DELRAY BEACH, Fla. – U.S. Rep. Lois Frankel announced on Monday in Palm Beach County that she is leading an effort to honor the last living member of the Nuremberg Trials’ prosecutorial team with the Congressional Gold Medal.
Frankel said she has the support of a bipartisan group of lawmakers including U.S. Reps. Frederica Wilson, Maria Elvira Salazar, Mario Diaz-Balart and Ted Deutch to award Benjamin Ferencz the medal.
Ferencz, who lives in a retirement community in Delray Beach, said he devoted most of his life to advancing the idea that international law can prevent wars.
“You can’t go around killing everybody because you don’t agree with them ... treat other human beings as human beings, not like animals,” Ferencz said.
Ferencz was born on March 11, 1920 in Soncuta-Mare in Romania, and he was a baby when his family emigrated to New York. He graduated from Harvard’s law school in 1943. During World War II, he landed in Normandy and survived the Battle of the Bulge.
Soon after, he was assigned to the U.S. Army’s war crimes branch and he helped to collect evidence at Buchenwald, Dachau, and Mauthausen. Ferencz was a sergeant when the U.S. Army honorably discharged him and he returned to New York.
“Indelibly seared into my memory are the scenes I witnessed while liberating these centers of death and destruction,” Ferencz wrote in his 1988 book “Planethood: The Key To Your Future.”
U.S. Army Gen. Telford Taylor recruited Ferencz to join a research team to review evidence in Berlin. Ferencz came across reports on the Einsatzgruppen, the mobile killing units of ideological fighters who followed the German Army to commit mass murder.
As the Nuremberg Trials were ongoing, Ferencz told Taylor he had enough evidence for a new trial. Prosecutors were so busy that Taylor appointed him to lead the case. He would go on to make history as the U.S. chief prosecutor in the Einsatzgruppen case, the 9th of the 12 Nuremberg Trials.

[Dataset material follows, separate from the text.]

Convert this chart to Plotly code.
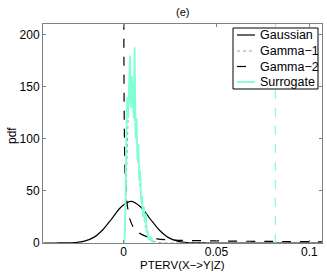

Ferencz, who is Jewish, was just 27 years old when he faced his first courtroom trial, as the world was watching. The indictment consisted of three counts: Crimes against humanity, murder and ill-treatment of prisoners of war, and membership of an illegal organization.
Ferencz’s exhibits included official records of the Einsatzgruppen that documented the mass murder of Jews, Communists, Gypsies, the disabled, mental health patients, and other groups. The exhibits included evidence of a massacre of more than 33,000, including children, in the Babi Yar ravine near the Ukrainian capital of Kyiv.
“It is with sorrow and with hope that we here disclose the deliberate slaughter of more than a million innocent and defenseless men, women, and children. This was the tragic fulfillment of a program of intolerance and arrogance,” Ferencz said during his opening statement on Sept. 15, 1947.
The Associated Press referred to his case as “the biggest murder trial in history” and it resulted in the conviction of 22 Nazi officers. Ferencz’s lead defendant was Otto Ohlendorf, an economist accused of leading Nazi Germany’s Einsatzgruppen D. He was sentenced to death by hanging.
Ferencz’s published “Defining International Aggression-The Search for World Peace” in 1975, “An International Criminal Court: A Step Toward World Peace” in 1980, “Enforcing International Law: A Way to World Peace” in 1983, and “A Common Sense Guide to World Peace” in 1985.
While he was an adjunct professor of international law at Pace University in New York, he also published “World Security for the 21st Century” in 1991, and “New Legal Foundations for Global Survival: Security Through the Security Council” in 1994.
His “Less Than Slaves: Jewish Forced Labor and the Quest for Compensation” was published in 2002 and he co-authored “The Prosecutor and the Judge” in 2009. He was awarded Harvard Law School’s highest honor, the Medal of Freedom, in 2014.
In 2019, he was the subject of “Prosecuting Evil,” a documentary released worldwide, and Gertrude Ferencz, his high school sweetheart, his wife since 1976, and the mother of his four children, died. Last year, he published “Parting Words,” a biography with lessons to inspire others to live “a remarkable life.”
“Ferencz has led a remarkable life dedicated to the pursuit of justice,” Frankel said in a statement. “He is a treasure to the Palm Beach County and hero to our global Jewish community.”